Face time
In the world of Skype, instant messages and tweets, face-to-face interaction is still the best route to discovery, according to an intriguing study published in December.
In the world of Skype, instant messages and tweets, face-to-face interaction is still the best route to discovery. According to an intriguing study published in December, the smaller the distance between collaborating researchers, the more likely their article is to be cited by others.
Being nearby can also help uncover surprising insights, something a group of autism researchers discovered earlier this month.
Looking at articles published between 1993 and 2003, researchers saw that the closer the first and last author, the more likely their study was to be cited, which is considered a measure of its impact on the field.
This trend held up even at short distances: collaborations between researchers in the same city garner more citations than those in different cities, but fewer than those in the same building.
Interestingly, a paper also earns more citations if it has more authors overall, regardless of the distance between them. Because a greater number of authors generally suggests that more people have worked together on the project, this trend is a reminder of an obvious point, but one that is often forgotten: collaboration is productive.
Nowhere is the importance of working together more relevant than in autism research, which brings together what some might consider incongruent areas: molecular neuroscience, cognition and behavior, genetics and child psychology, among others.
At a SFARI.org workshop on autism mouse models last month, Jacqueline Crawley, chief of behavioral neuroscience at the National Institute of Mental Health, called for more collaboration between clinicians and mouse behaviorists. Although these two groups rarely interact, who better to decide whether a mouse behaves like someone with autism than those who treat those individuals every day?
Mouse models of autism can also be used to illustrate how a lack of collaboration holds back scientific discovery.

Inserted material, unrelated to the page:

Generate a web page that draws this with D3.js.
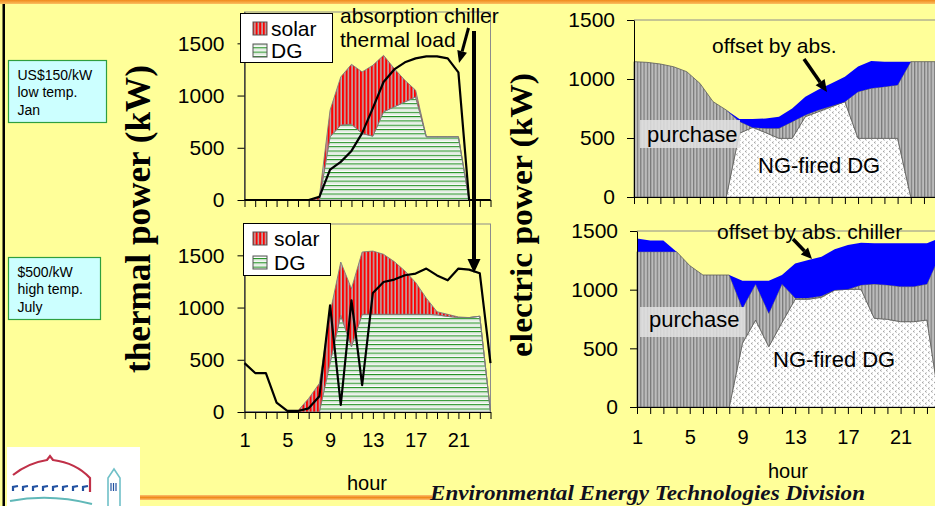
<!DOCTYPE html>
<html><head><meta charset="utf-8">
<script src="https://cdn.jsdelivr.net/npm/d3@7"></script>
<style>body{margin:0;background:#ffff99;overflow:hidden} svg{display:block}</style>
</head><body>
<svg id="chart" width="935" height="506"></svg>
<script>
// ---------------- data ----------------
const hours = [1,2,3,4,5,6,7,8,9,10,11,12,13,14,15,16,17,18,19,20,21,22,23,24];
const xTickLabels = [1,5,9,13,17,21];
const thermalTicks = [0,500,1000,1500];
const electricTicks = [0,500,1000,1500];

// January, thermal (kW)
const janDG      = [0,0,0,0,0,0,0,0,605,717,726,637,611,844,892,939,987,605,605,605,605,0,0,0];
const janSolar   = [0,0,0,0,0,0,0,32,255,461,573,589,679,541,366,207,64,0,0,0,0,0,0,0];
const janAbsLoad = [0,0,0,0,0,0,0,30,290,365,470,640,880,1130,1250,1318,1356,1375,1375,1356,1222,0,0,0];

// July, thermal (kW)
const julDG      = [0,0,0,0,0,0,0,0,470,927,624,936,936,936,936,936,936,936,930,915,905,904,917,0];
const julSolar   = [0,0,0,0,0,13,130,274,480,509,557,596,605,574,504,414,304,154,30,20,5,0,0,0];
const julAbsLoad = [468,373,373,89,10,10,35,150,1022,67,1070,258,1140,1245,1268,1309,1325,1373,1308,1261,1373,1363,1328,468];

// January, electric (kW)
const janNGDG     = [0,0,0,0,0,0,0,0,540,590,545,497,497,681,723,765,808,497,497,497,497,0,0,0];
const janPurchase = [1147,1141,1127,1104,1062,963,808,737,100,0,37,85,141,14,14,6,0,396,424,438,452,1147,1147,1147];
const janOffset   = [0,0,0,0,0,0,0,0,20,70,83,99,113,155,175,192,212,212,232,212,198,0,0,0];

// July, electric (kW)
const julNGDG     = [0,0,0,0,0,0,0,0,543,741,514,720,918,918,935,997,1003,1003,756,747,727,727,741,0];
const julPurchase = [1324,1324,1324,1324,1205,1125,1125,1125,298,307,284,328,10,10,10,0,0,37,292,293,299,299,307,1300];
const julOffset   = [113,94,94,0,0,0,0,0,236,29,279,77,296,325,336,347,378,360,347,355,369,369,347,140];

// ---------------- drawing ----------------
const svg = d3.select('#chart');
const SANS = '"Liberation Sans", Arial, sans-serif';
const SERIF = '"Liberation Serif", "Times New Roman", serif';
const fmt = d3.format('d');

svg.append('rect').attr('width',935).attr('height',506).attr('fill','#ffff99');

// patterns
const defs = svg.append('defs');
const pSolar = defs.append('pattern').attr('id','pSolar').attr('patternUnits','userSpaceOnUse').attr('width',3.6).attr('height',4);
pSolar.append('rect').attr('width',3.6).attr('height',4).attr('fill','#ff0000');
pSolar.append('rect').attr('x',2.1).attr('width',1.5).attr('height',4).attr('fill','#b4b4b4');

const pDG = defs.append('pattern').attr('id','pDG').attr('patternUnits','userSpaceOnUse').attr('width',4).attr('height',4.3);
pDG.append('rect').attr('width',4).attr('height',4.3).attr('fill','#ffffff');
pDG.append('rect').attr('y',0).attr('width',4).attr('height',1.1).attr('fill','#1f8f1f');
pDG.append('rect').attr('y',2.15).attr('width',4).attr('height',0.8).attr('fill','#c8d8c8');

const pPur = defs.append('pattern').attr('id','pPur').attr('patternUnits','userSpaceOnUse').attr('width',3.3).attr('height',4);
pPur.append('rect').attr('width',3.3).attr('height',4).attr('fill','#bcbcbc');
pPur.append('rect').attr('x',0).attr('width',1.2).attr('height',4).attr('fill','#7a7a7a');

const pNG = defs.append('pattern').attr('id','pNG').attr('patternUnits','userSpaceOnUse').attr('width',6).attr('height',6);
pNG.append('rect').attr('width',6).attr('height',6).attr('fill','#ffffff');
pNG.append('path').attr('d','M2.6,0.6 L1.2,1.5 L2.6,2.4 M5.6,3.6 L4.2,4.5 L5.6,5.4').attr('stroke','#8a8a8a').attr('stroke-width',0.8).attr('fill','none');

// decorations: top orange bar, left black line
const topGrad = defs.append('linearGradient').attr('id','gTop').attr('x1',0).attr('x2',0).attr('y1',0).attr('y2',1);
topGrad.append('stop').attr('offset','0%').attr('stop-color','#f08a1c');
topGrad.append('stop').attr('offset','100%').attr('stop-color','#fbc060');
svg.append('rect').attr('x',0).attr('y',0).attr('width',935).attr('height',4).attr('fill','url(#gTop)');
svg.append('rect').attr('x',2.5).attr('y',4).attr('width',2.5).attr('height',502).attr('fill','#000');

function axisStyle(sel, size){
  sel.selectAll('text').attr('font-family',SANS).attr('font-size',size).attr('fill','#000');
  sel.selectAll('line').attr('stroke','#000');
  sel.select('.domain').attr('stroke','#000');
}

function thermalChart(cfg){
  const x = d3.scaleLinear().domain([1,24]).range([cfg.x0, cfg.x1]);
  const y = d3.scaleLinear().domain([0,1800]).range([cfg.yb, cfg.yt]);
  const g = svg.append('g');
  g.append('rect').attr('x',cfg.x0).attr('y',y(1800)).attr('width',cfg.x1-cfg.x0).attr('height',y(0)-y(1800))
    .attr('fill','none').attr('stroke','#8c8c8c').attr('stroke-width',1);
  const rows = hours.map((h,i)=>({hour:h, dg:cfg.dg[i], solar:cfg.solar[i]}));
  const stack = d3.stack().keys(['dg','solar'])(rows);
  const area = d3.area().x(d=>x(d.data.hour)).y0(d=>y(d[0])).y1(d=>y(d[1]));
  const fills = {dg:'url(#pDG)', solar:'url(#pSolar)'};
  g.selectAll('path.ar').data(stack).join('path').attr('class','ar')
    .attr('d',area).attr('fill',d=>fills[d.key]).attr('stroke','#7c7c7c').attr('stroke-width',0.9);
  const line = d3.line().x((d,i)=>x(hours[i])).y(d=>y(d));
  g.append('path').attr('d',line(cfg.load)).attr('fill','none').attr('stroke','#000').attr('stroke-width',2.2).attr('stroke-linejoin','round');
  const ya = g.append('g').attr('transform',`translate(${cfg.x0},0)`)
    .call(d3.axisLeft(y).tickValues(thermalTicks).tickFormat(fmt).tickSize(7).tickSizeOuter(0).tickPadding(13));
  axisStyle(ya, 21);
  const xa = g.append('g').attr('transform',`translate(0,${cfg.yb})`)
    .call(d3.axisBottom(x).tickValues(hours).tickSize(7).tickSizeOuter(0).tickPadding(14)
      .tickFormat(d => cfg.labels && xTickLabels.includes(d) ? fmt(d) : ''));
  axisStyle(xa, 20);
  return {x,y,g};
}

function electricChart(cfg){
  const x = d3.scaleLinear().domain([1,24]).range([cfg.x0, cfg.x0 + 23*13.18]);
  const y = d3.scaleLinear().domain([0,1500]).range([cfg.yb, cfg.yt]);
  const g = svg.append('g');
  const rows = hours.map((h,i)=>({hour:h, dg:cfg.dg[i], purchase:cfg.purchase[i], offset:cfg.offset[i]}));
  const stack = d3.stack().keys(['dg','purchase','offset'])(rows);
  const area = d3.area().x(d=>x(d.data.hour)).y0(d=>y(d[0])).y1(d=>y(d[1]));
  const fills = {dg:'url(#pNG)', purchase:'url(#pPur)', offset:'#0000ff'};
  const strokes = {dg:'#8a8a8a', purchase:'#5a5a5a', offset:'none'};
  g.selectAll('path.ar').data(stack).join('path').attr('class','ar')
    .attr('d',area).attr('fill',d=>fills[d.key]).attr('stroke',d=>strokes[d.key]).attr('stroke-width',0.8);
  g.append('line').attr('x1',cfg.x0).attr('x2',940).attr('y1',y(1500)).attr('y2',y(1500)).attr('stroke','#8c8c8c');
  const ya = g.append('g').attr('transform',`translate(${cfg.x0},0)`)
    .call(d3.axisLeft(y).tickValues(electricTicks).tickFormat(fmt).tickSize(7).tickSizeOuter(0).tickPadding(12));
  axisStyle(ya, 21);
  const xa = g.append('g').attr('transform',`translate(0,${cfg.yb})`)
    .call(d3.axisBottom(x).tickValues(hours).tickSize(7).tickSizeOuter(0).tickPadding(16)
      .tickFormat(d => cfg.labels && xTickLabels.includes(d) ? fmt(d) : ''));
  axisStyle(xa, 20);
  return {x,y,g};
}

const tJan = thermalChart({x0:244.5, x1:490.5, yb:200, yt:12, dg:janDG, solar:janSolar, load:janAbsLoad, labels:false});
const tJul = thermalChart({x0:244.5, x1:490.5, yb:412, yt:224, dg:julDG, solar:julSolar, load:julAbsLoad, labels:true});
const eJan = electricChart({x0:634, yb:197, yt:20, dg:janNGDG, purchase:janPurchase, offset:janOffset, labels:false});
const eJul = electricChart({x0:637, yb:407, yt:231, dg:julNGDG, purchase:julPurchase, offset:julOffset, labels:true});

// legends
function legend(x, y, w, h, sy1, sy2, tx){
  const g = svg.append('g');
  g.append('rect').attr('x',x).attr('y',y).attr('width',w).attr('height',h).attr('fill','#fff').attr('stroke','#000').attr('stroke-width',1);
  g.append('rect').attr('x',253).attr('y',sy1).attr('width',14).attr('height',13).attr('fill','url(#pSolar)').attr('stroke','#555');
  g.append('rect').attr('x',253).attr('y',sy2).attr('width',14).attr('height',13).attr('fill','url(#pDG)').attr('stroke','#555');
  g.append('text').attr('x',tx).attr('y',sy1+13.5).text('solar').attr('font-family',SANS).attr('font-size',21);
  g.append('text').attr('x',tx).attr('y',sy2+14).text('DG').attr('font-family',SANS).attr('font-size',21);
}
legend(240.5, 13.5, 92, 49, 22, 44, 271);
legend(243.5, 223.5, 87, 52, 232, 256, 274);

function txt(x,y,s,size,opts={}){
  const t = svg.append('text').attr('x',x).attr('y',y).text(s)
    .attr('font-family',opts.family||SANS).attr('font-size',size).attr('fill',opts.fill||'#000');
  if(opts.anchor) t.attr('text-anchor',opts.anchor);
  if(opts.weight) t.attr('font-weight',opts.weight);
  if(opts.style) t.attr('font-style',opts.style);
  if(opts.len) t.attr('textLength',opts.len).attr('lengthAdjust','spacingAndGlyphs');
  return t;
}
function arrow(x1,y1,x2,y2,w,hl,hw){
  const a = Math.atan2(y2-y1,x2-x1);
  const bx = x2-hl*Math.cos(a), by = y2-hl*Math.sin(a);
  svg.append('line').attr('x1',x1).attr('y1',y1).attr('x2',bx).attr('y2',by).attr('stroke','#000').attr('stroke-width',w);
  const px = -Math.sin(a)*hw/2, py = Math.cos(a)*hw/2;
  svg.append('path').attr('d',`M${x2},${y2}L${bx+px},${by+py}L${bx-px},${by-py}Z`).attr('fill','#000');
}

// annotations left
txt(340, 23, 'absorption chiller', 21);
txt(340, 47, 'thermal load', 21);
arrow(468.5, 28, 459, 63, 3, 12, 10);
arrow(474, 31, 474, 273, 4, 14, 13);

// annotations right
txt(712, 53, 'offset by abs.', 21);
arrow(804, 59, 827, 92, 3.5, 12, 11);
svg.append('rect').attr('x',640).attr('y',120).attr('width',100).attr('height',28).attr('fill','rgba(226,226,226,0.85)');
txt(647, 142, 'purchase', 22);
txt(758, 173, 'NG-fired DG', 22);

txt(717, 239, 'offset by abs. chiller', 21);
arrow(793, 239, 812, 259, 3.5, 11, 10);
svg.append('rect').attr('x',640).attr('y',307).attr('width',105).attr('height',30).attr('fill','rgba(226,226,226,0.85)');
txt(649, 327, 'purchase', 22);
txt(773, 367, 'NG-fired DG', 22);

// axis titles
svg.append('text').attr('transform','translate(150,219) rotate(-90)').attr('text-anchor','middle')
  .attr('font-family',SERIF).attr('font-weight','bold').attr('font-size',35)
  .attr('textLength',308).attr('lengthAdjust','spacingAndGlyphs').text('thermal power (kW)');
svg.append('text').attr('transform','translate(532,215) rotate(-90)').attr('text-anchor','middle')
  .attr('font-family',SERIF).attr('font-weight','bold').attr('font-size',31)
  .attr('textLength',284).attr('lengthAdjust','spacingAndGlyphs').text('electric power (kW)');

txt(367, 490, 'hour', 20, {anchor:'middle'});
txt(788, 478, 'hour', 20, {anchor:'middle'});

// info boxes
function infoBox(x,y,w,h,lines){
  svg.append('rect').attr('x',x).attr('y',y).attr('width',w).attr('height',h).attr('fill','#ccffff').attr('stroke','#2f9f3f').attr('stroke-width',1.2);
  lines.forEach((s,i)=>txt(x+9, y+19+i*17.5, s, 14));
}
infoBox(8.5, 60.5, 98, 62, ['US$150/kW','low temp.','Jan']);
infoBox(8.5, 257.5, 92, 62, ['$500/kW','high temp.','July']);

// footer
svg.append('rect').attr('x',7).attr('y',447).attr('width',133).attr('height',59).attr('fill','#fff');
svg.append('path').attr('d','M13,475 Q28,463 47,460 L50,456 L53,460 Q76,463 90,478 L90,492').attr('stroke','#c03048').attr('stroke-width',2.2).attr('fill','none');
[0,1,2,3,4,5,6,7].forEach(i=>{
  const bx = 13+i*10;
  svg.append('path').attr('d',`M${bx},491 L${bx},487 L${bx+5},486`).attr('stroke','#2050a0').attr('stroke-width',2.2).attr('fill','none');
});
svg.append('path').attr('d','M10,501 Q50,493 92,504').attr('stroke','#60b8b8').attr('stroke-width',2).attr('fill','none');
svg.append('path').attr('d','M108,506 L108,478 L114,469 L120,478 L120,506').attr('stroke','#70c0c8').attr('stroke-width',1.6).attr('fill','none');
[111,113.5,116].forEach(lx=>svg.append('line').attr('x1',lx).attr('x2',lx).attr('y1',483).attr('y2',491).attr('stroke','#2050a0').attr('stroke-width',1.2));
const botGrad = defs.append('linearGradient').attr('id','gBot').attr('x1',0).attr('x2',0).attr('y1',0).attr('y2',1);
botGrad.append('stop').attr('offset','0%').attr('stop-color','#fcc070');
botGrad.append('stop').attr('offset','50%').attr('stop-color','#f08a1c');
botGrad.append('stop').attr('offset','100%').attr('stop-color','#fcc070');
svg.append('rect').attr('x',140).attr('y',495).attr('width',292).attr('height',5).attr('fill','url(#gBot)');
txt(430, 500, 'Environmental Energy Technologies Division', 20, {family:SERIF, weight:'bold', style:'italic', fill:'#101020', len:435});
</script>
</body></html>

Mice with the same autism-associated mutation can show distinct behaviors in different laboratories, which could be the result of genetic backgrounds, how the mice are housed and handled or how the mutation is constructed. But for these details to emerge, the researchers need to talk to one another.
At a Phelan-McDermid meeting held in March, it was exactly this sort of “lively discussion” that revealed why different groups have found contradictory results from mice lacking SHANK3, an autism-associated gene.
Meetings like this might be key for a disparate field like autism. Animal behaviorists and child psychiatrists might not be able to work side by side, but they should at least talk to one another — webcam- and keyboard-free.